> What the task asks
Your copy of the material must match it exactly, except that pictures are dropped.
* START *
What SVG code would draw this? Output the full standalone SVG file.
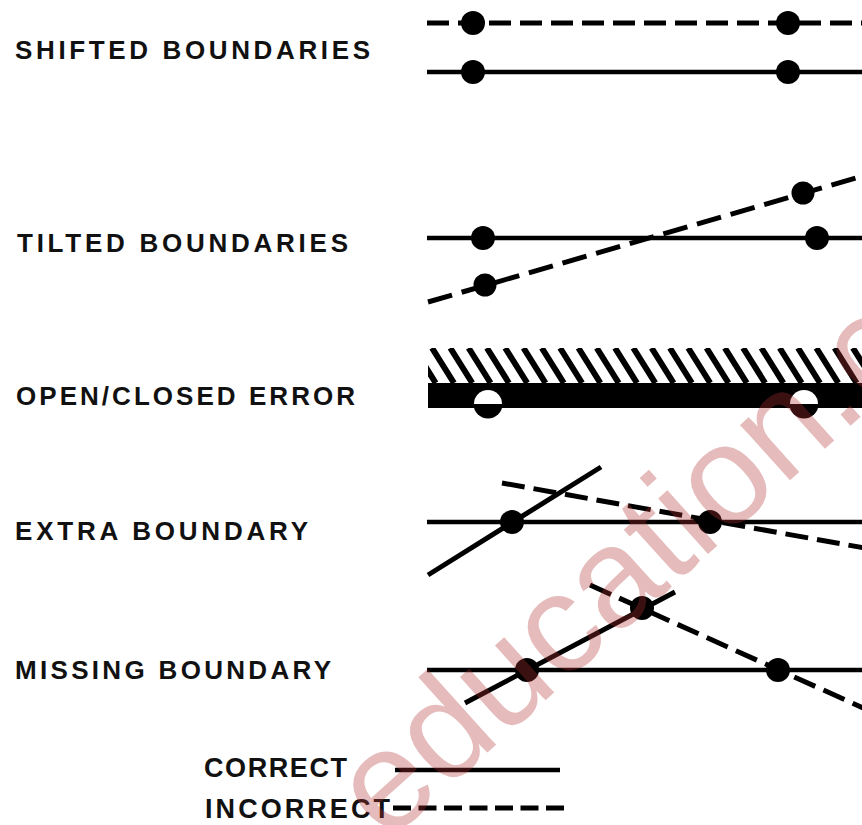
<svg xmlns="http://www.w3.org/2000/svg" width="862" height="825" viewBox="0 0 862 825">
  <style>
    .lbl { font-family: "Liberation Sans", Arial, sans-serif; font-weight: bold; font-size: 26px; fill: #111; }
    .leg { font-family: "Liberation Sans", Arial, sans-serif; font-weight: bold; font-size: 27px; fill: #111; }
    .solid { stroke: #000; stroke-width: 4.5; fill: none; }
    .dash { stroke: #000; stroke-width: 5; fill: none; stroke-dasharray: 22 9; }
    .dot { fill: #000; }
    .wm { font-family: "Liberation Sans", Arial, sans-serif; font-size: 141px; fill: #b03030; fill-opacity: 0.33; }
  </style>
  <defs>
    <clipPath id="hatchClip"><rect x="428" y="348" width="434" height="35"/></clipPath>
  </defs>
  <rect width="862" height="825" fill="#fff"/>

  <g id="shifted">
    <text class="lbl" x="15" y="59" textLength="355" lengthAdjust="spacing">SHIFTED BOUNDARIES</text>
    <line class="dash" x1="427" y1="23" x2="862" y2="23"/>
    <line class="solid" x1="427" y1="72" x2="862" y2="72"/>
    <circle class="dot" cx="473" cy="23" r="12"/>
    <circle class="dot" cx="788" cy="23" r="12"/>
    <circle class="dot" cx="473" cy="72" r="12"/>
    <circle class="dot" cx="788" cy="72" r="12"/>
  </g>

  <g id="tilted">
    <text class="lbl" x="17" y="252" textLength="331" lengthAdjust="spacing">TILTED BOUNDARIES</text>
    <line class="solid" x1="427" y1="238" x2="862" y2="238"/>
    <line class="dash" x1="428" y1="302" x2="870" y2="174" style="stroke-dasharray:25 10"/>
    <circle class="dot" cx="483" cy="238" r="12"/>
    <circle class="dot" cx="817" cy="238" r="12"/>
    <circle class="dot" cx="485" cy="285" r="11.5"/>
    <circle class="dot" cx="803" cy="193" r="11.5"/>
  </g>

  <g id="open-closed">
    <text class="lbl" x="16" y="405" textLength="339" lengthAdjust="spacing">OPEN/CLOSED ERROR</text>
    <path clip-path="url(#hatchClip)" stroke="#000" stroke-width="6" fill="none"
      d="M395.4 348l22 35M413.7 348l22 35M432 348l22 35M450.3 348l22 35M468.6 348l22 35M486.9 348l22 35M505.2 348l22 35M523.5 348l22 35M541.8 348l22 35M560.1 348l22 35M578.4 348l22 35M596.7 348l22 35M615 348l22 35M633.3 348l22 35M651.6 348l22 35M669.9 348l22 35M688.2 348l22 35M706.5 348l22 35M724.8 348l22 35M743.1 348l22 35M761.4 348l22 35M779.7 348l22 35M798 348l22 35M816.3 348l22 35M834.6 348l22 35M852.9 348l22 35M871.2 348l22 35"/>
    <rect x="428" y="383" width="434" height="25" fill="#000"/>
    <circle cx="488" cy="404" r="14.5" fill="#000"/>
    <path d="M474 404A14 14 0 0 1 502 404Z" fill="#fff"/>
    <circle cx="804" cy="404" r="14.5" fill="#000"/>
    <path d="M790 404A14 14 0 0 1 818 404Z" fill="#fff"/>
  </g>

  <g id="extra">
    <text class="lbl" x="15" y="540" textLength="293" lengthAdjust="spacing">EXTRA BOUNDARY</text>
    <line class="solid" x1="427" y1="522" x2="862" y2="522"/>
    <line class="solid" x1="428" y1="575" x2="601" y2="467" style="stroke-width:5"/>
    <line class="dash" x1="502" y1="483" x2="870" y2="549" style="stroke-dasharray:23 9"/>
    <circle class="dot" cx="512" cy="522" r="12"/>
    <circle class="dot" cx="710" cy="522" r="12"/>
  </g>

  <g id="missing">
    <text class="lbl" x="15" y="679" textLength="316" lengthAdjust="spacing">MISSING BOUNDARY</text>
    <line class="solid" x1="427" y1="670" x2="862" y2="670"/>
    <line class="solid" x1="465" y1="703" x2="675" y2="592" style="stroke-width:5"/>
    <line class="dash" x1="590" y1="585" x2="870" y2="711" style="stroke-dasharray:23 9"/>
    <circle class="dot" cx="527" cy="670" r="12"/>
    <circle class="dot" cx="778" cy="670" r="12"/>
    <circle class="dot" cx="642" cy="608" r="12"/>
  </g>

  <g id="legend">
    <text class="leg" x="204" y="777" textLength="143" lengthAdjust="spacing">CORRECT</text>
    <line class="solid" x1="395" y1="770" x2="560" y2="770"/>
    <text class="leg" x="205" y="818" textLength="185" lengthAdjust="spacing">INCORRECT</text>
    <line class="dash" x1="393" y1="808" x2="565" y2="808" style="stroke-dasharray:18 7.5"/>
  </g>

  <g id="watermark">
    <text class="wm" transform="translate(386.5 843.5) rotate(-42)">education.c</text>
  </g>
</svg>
* END *
> Written answer
What SVG code would draw this? Output the full standalone SVG file.
<svg xmlns="http://www.w3.org/2000/svg" width="862" height="825" viewBox="0 0 862 825">
  <style>
    .lbl { font-family: "Liberation Sans", Arial, sans-serif; font-weight: bold; font-size: 26px; fill: #111; }
    .leg { font-family: "Liberation Sans", Arial, sans-serif; font-weight: bold; font-size: 27px; fill: #111; }
    .solid { stroke: #000; stroke-width: 4.5; fill: none; }
    .dash { stroke: #000; stroke-width: 5; fill: none; stroke-dasharray: 22 9; }
    .dot { fill: #000; }
    .wm { font-family: "Liberation Sans", Arial, sans-serif; font-size: 141px; fill: #b03030; fill-opacity: 0.33; }
  </style>
  <defs>
    <clipPath id="hatchClip"><rect x="428" y="348" width="434" height="35"/></clipPath>
  </defs>
  <rect width="862" height="825" fill="#fff"/>

  <g id="shifted">
    <text class="lbl" x="15" y="59" textLength="355" lengthAdjust="spacing">SHIFTED BOUNDARIES</text>
    <line class="dash" x1="427" y1="23" x2="862" y2="23"/>
    <line class="solid" x1="427" y1="72" x2="862" y2="72"/>
    <circle class="dot" cx="473" cy="23" r="12"/>
    <circle class="dot" cx="788" cy="23" r="12"/>
    <circle class="dot" cx="473" cy="72" r="12"/>
    <circle class="dot" cx="788" cy="72" r="12"/>
  </g>

  <g id="tilted">
    <text class="lbl" x="17" y="252" textLength="331" lengthAdjust="spacing">TILTED BOUNDARIES</text>
    <line class="solid" x1="427" y1="238" x2="862" y2="238"/>
    <line class="dash" x1="428" y1="302" x2="870" y2="174" style="stroke-dasharray:25 10"/>
    <circle class="dot" cx="483" cy="238" r="12"/>
    <circle class="dot" cx="817" cy="238" r="12"/>
    <circle class="dot" cx="485" cy="285" r="11.5"/>
    <circle class="dot" cx="803" cy="193" r="11.5"/>
  </g>

  <g id="open-closed">
    <text class="lbl" x="16" y="405" textLength="339" lengthAdjust="spacing">OPEN/CLOSED ERROR</text>
    <path clip-path="url(#hatchClip)" stroke="#000" stroke-width="6" fill="none"
      d="M395.4 348l22 35M413.7 348l22 35M432 348l22 35M450.3 348l22 35M468.6 348l22 35M486.9 348l22 35M505.2 348l22 35M523.5 348l22 35M541.8 348l22 35M560.1 348l22 35M578.4 348l22 35M596.7 348l22 35M615 348l22 35M633.3 348l22 35M651.6 348l22 35M669.9 348l22 35M688.2 348l22 35M706.5 348l22 35M724.8 348l22 35M743.1 348l22 35M761.4 348l22 35M779.7 348l22 35M798 348l22 35M816.3 348l22 35M834.6 348l22 35M852.9 348l22 35M871.2 348l22 35"/>
    <rect x="428" y="383" width="434" height="25" fill="#000"/>
    <circle cx="488" cy="404" r="14.5" fill="#000"/>
    <path d="M474 404A14 14 0 0 1 502 404Z" fill="#fff"/>
    <circle cx="804" cy="404" r="14.5" fill="#000"/>
    <path d="M790 404A14 14 0 0 1 818 404Z" fill="#fff"/>
  </g>

  <g id="extra">
    <text class="lbl" x="15" y="540" textLength="293" lengthAdjust="spacing">EXTRA BOUNDARY</text>
    <line class="solid" x1="427" y1="522" x2="862" y2="522"/>
    <line class="solid" x1="428" y1="575" x2="601" y2="467" style="stroke-width:5"/>
    <line class="dash" x1="502" y1="483" x2="870" y2="549" style="stroke-dasharray:23 9"/>
    <circle class="dot" cx="512" cy="522" r="12"/>
    <circle class="dot" cx="710" cy="522" r="12"/>
  </g>

  <g id="missing">
    <text class="lbl" x="15" y="679" textLength="316" lengthAdjust="spacing">MISSING BOUNDARY</text>
    <line class="solid" x1="427" y1="670" x2="862" y2="670"/>
    <line class="solid" x1="465" y1="703" x2="675" y2="592" style="stroke-width:5"/>
    <line class="dash" x1="590" y1="585" x2="870" y2="711" style="stroke-dasharray:23 9"/>
    <circle class="dot" cx="527" cy="670" r="12"/>
    <circle class="dot" cx="778" cy="670" r="12"/>
    <circle class="dot" cx="642" cy="608" r="12"/>
  </g>

  <g id="legend">
    <text class="leg" x="204" y="777" textLength="143" lengthAdjust="spacing">CORRECT</text>
    <line class="solid" x1="395" y1="770" x2="560" y2="770"/>
    <text class="leg" x="205" y="818" textLength="185" lengthAdjust="spacing">INCORRECT</text>
    <line class="dash" x1="393" y1="808" x2="565" y2="808" style="stroke-dasharray:18 7.5"/>
  </g>

  <g id="watermark">
    <text class="wm" transform="translate(386.5 843.5) rotate(-42)">education.c</text>
  </g>
</svg>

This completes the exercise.